◆ Exercise: Exactly retype the lines from the top of the data through the line containing "(errLow[i] != null)", leaving out every picture.

◆ Given material:
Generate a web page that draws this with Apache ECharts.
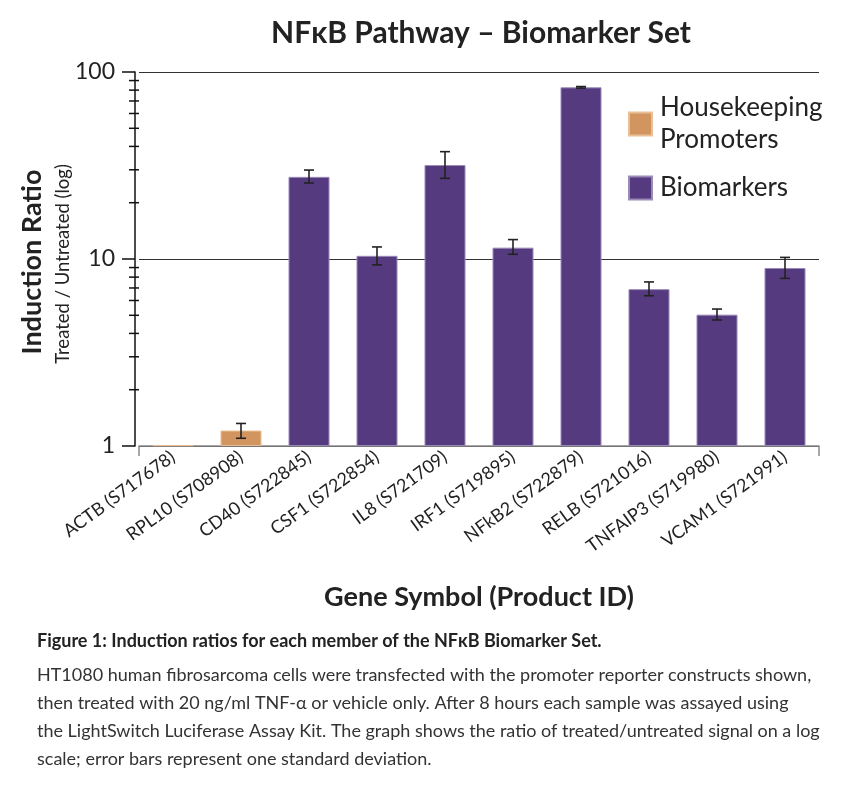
<!DOCTYPE html>
<html>
<head>
<meta charset="utf-8">
<script src="https://cdn.jsdelivr.net/npm/echarts@6/dist/echarts.min.js"></script>
<style>html,body{margin:0;padding:0;background:#fff}#c{width:850px;height:787px}</style>
</head>
<body>
<div id="c"></div>
<script>
const categories = ['ACTB (S717678)','RPL10 (S708908)','CD40 (S722845)','CSF1 (S722854)','IL8 (S721709)','IRF1 (S719895)','NFkB2 (S722879)','RELB (S721016)','TNFAIP3 (S719980)','VCAM1 (S721991)'];
const housekeeping = [1.01, 1.21, '-', '-', '-', '-', '-', '-', '-', '-'];
const biomarkers = ['-', '-', 27.5, 10.4, 31.8, 11.5, 82.8, 6.9, 5.04, 8.95];
const errLow = [null, 1.10, 25.5, 9.3, 27.0, 10.6, 82.0, 6.36, 4.72, 7.88];
const errHigh = [null, 1.32, 29.9, 11.6, 37.5, 12.7, 83.6, 7.54, 5.40, 10.2];
const yTickLabels = {1:'1', 10:'10', 100:'100'};
const minorTickVals = [2,3,4,5,6,7,8,9,20,30,40,50,60,70,80,90];

const FONT = 'Lato';
const chart = echarts.init(document.getElementById('c'), null, {renderer:'canvas'});

const errData = [];
categories.forEach((c,i)=>{ if (errLow[i] != null) errData.push([i, errLow[i], errHigh[i]]); });

const option = {
  animation: false,
  backgroundColor: '#fff',
  textStyle: {fontFamily: FONT},
  title: {
    text: 'NFκB Pathway – Biomarker Set',
    left: 476, top: 13, textAlign: 'center',
    textStyle: {fontFamily: FONT, fontWeight: 'bold', fontSize: 30, color: '#222'}
  },
  legend: {
    orient: 'vertical', left: 628, top: 92, padding: 0, itemWidth: 23, itemHeight: 23, itemGap: 16,
    icon: 'rect',
    textStyle: {fontFamily: FONT, fontSize: 26, color: '#222', lineHeight: 32, padding: [0,0,0,3]},
    data: ['Housekeeping\nPromoters', 'Biomarkers'],
    selectedMode: false
  },
  grid: {left: 139, top: 72, width: 680, height: 374, containLabel: false},
  xAxis: {
    type: 'category', data: categories,
    axisLine: {show: true, lineStyle: {color: '#8a8a8a', width: 1.5}},
    axisTick: {show: true, length: 10, lineStyle: {color: '#8a8a8a', width: 1.5},
      interval: function(i){ return i === 2 || i === 10; }},
    axisLabel: {rotate: 36, fontFamily: FONT, fontSize: 18, color: '#222', margin: 9, interval: 0},
    name: 'Gene Symbol (Product ID)', nameLocation: 'middle', nameGap: 138,
    nameTextStyle: {fontFamily: FONT, fontWeight: 'bold', fontSize: 27, color: '#222'}
  },
  yAxis: {
    type: 'log', logBase: 10, min: 1, max: 100, offset: 4,
    axisLine: {show: true, lineStyle: {color: '#111', width: 1.5}},
    axisTick: {show: true, length: 13, lineStyle: {color: '#111', width: 1.5}},
    axisLabel: {fontFamily: FONT, fontSize: 23, color: '#222', margin: 20,
      formatter: v => yTickLabels[Math.round(v)] || ''},
    splitLine: {show: true, lineStyle: {color: '#333', width: 1.2}},
    minorTick: {show: false}
  },
  graphic: [
    {type: 'text', x: 32, y: 262, rotation: Math.PI/2, style: {text: 'Induction Ratio', font: 'bold 27px ' + FONT, fill: '#222', textAlign: 'center', textVerticalAlign: 'middle'}},
    {type: 'text', x: 63, y: 264, rotation: Math.PI/2, style: {text: 'Treated / Untreated (log)', font: '18.5px ' + FONT, fill: '#222', textAlign: 'center', textVerticalAlign: 'middle'}},
    {type: 'text', x: 37, y: 641, style: {text: 'Figure 1: Induction ratios for each member of the NFκB Biomarker Set.', font: 'bold 18px ' + FONT, fill: '#222', textVerticalAlign: 'middle'}},
    {type: 'text', x: 37, y: 675, style: {text: 'HT1080 human fibrosarcoma cells were transfected with the promoter reporter constructs shown,', font: '18px ' + FONT, fill: '#333', textVerticalAlign: 'middle'}},
    {type: 'text', x: 37, y: 703, style: {text: 'then treated with 20 ng/ml TNF-α or vehicle only. After 8 hours each sample was assayed using', font: '18px ' + FONT, fill: '#333', textVerticalAlign: 'middle'}},
    {type: 'text', x: 37, y: 731, style: {text: 'the LightSwitch Luciferase Assay Kit. The graph shows the ratio of treated/untreated signal on a log', font: '18px ' + FONT, fill: '#333', textVerticalAlign: 'middle'}},
    {type: 'text', x: 37, y: 759, style: {text: 'scale; error bars represent one standard deviation.', font: '18px ' + FONT, fill: '#333', textVerticalAlign: 'middle'}}
  ],
  series: [
    {name: 'Housekeeping\nPromoters', type: 'bar', data: housekeeping, barWidth: 41, barGap: '-100%',
      itemStyle: {color: '#d2955f', borderColor: '#e9bf96', borderWidth: 1}},
    {name: 'Biomarkers', type: 'bar', data: biomarkers, barWidth: 41, barGap: '-100%',
      itemStyle: {color: '#553a80', borderColor: '#9a8ab6', borderWidth: 1}},
    {type: 'custom', name: 'err', data: errData, encode: {x: 0, y: [1, 2]}, z: 5, silent: true,
      renderItem: function(params, api){
        const x = api.value(0);
        const lo = api.coord([x, api.value(1)]);
        const hi = api.coord([x, api.value(2)]);
        const w = 5;
        const st = {stroke: '#222', lineWidth: 1.6};
        return {type: 'group', children: [
          {type: 'line', shape: {x1: lo[0], y1: lo[1], x2: hi[0], y2: hi[1]}, style: st},
          {type: 'line', shape: {x1: lo[0]-w, y1: lo[1], x2: lo[0]+w, y2: lo[1]}, style: st},
          {type: 'line', shape: {x1: hi[0]-w, y1: hi[1], x2: hi[0]+w, y2: hi[1]}, style: st}
        ]};
      }},
    {type: 'custom', name: 'minor', data: minorTickVals.map(v => [0, v]), encode: {x: 0, y: 1}, silent: true, clip: false, z: 6,
      renderItem: function(params, api){
        const y = api.coord([0, api.value(1)])[1];
        const ax = params.coordSys.x - 4;
        return {type: 'line', shape: {x1: ax - 6, y1: y, x2: ax + 4, y2: y}, style: {stroke: '#111', lineWidth: 1.5}};
      }}
  ]
};
chart.setOption(option);
</script>
</body>
</html>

◆ Result:
Generate a web page that draws this with Apache ECharts.
<!DOCTYPE html>
<html>
<head>
<meta charset="utf-8">
<script src="https://cdn.jsdelivr.net/npm/echarts@6/dist/echarts.min.js"></script>
<style>html,body{margin:0;padding:0;background:#fff}#c{width:850px;height:787px}</style>
</head>
<body>
<div id="c"></div>
<script>
const categories = ['ACTB (S717678)','RPL10 (S708908)','CD40 (S722845)','CSF1 (S722854)','IL8 (S721709)','IRF1 (S719895)','NFkB2 (S722879)','RELB (S721016)','TNFAIP3 (S719980)','VCAM1 (S721991)'];
const housekeeping = [1.01, 1.21, '-', '-', '-', '-', '-', '-', '-', '-'];
const biomarkers = ['-', '-', 27.5, 10.4, 31.8, 11.5, 82.8, 6.9, 5.04, 8.95];
const errLow = [null, 1.10, 25.5, 9.3, 27.0, 10.6, 82.0, 6.36, 4.72, 7.88];
const errHigh = [null, 1.32, 29.9, 11.6, 37.5, 12.7, 83.6, 7.54, 5.40, 10.2];
const yTickLabels = {1:'1', 10:'10', 100:'100'};
const minorTickVals = [2,3,4,5,6,7,8,9,20,30,40,50,60,70,80,90];

const FONT = 'Lato';
const chart = echarts.init(document.getElementById('c'), null, {renderer:'canvas'});

const errData = [];
categories.forEach((c,i)=>{ if (errLow[i] != null) errData.push([i, errLow[i], errHigh[i]]); });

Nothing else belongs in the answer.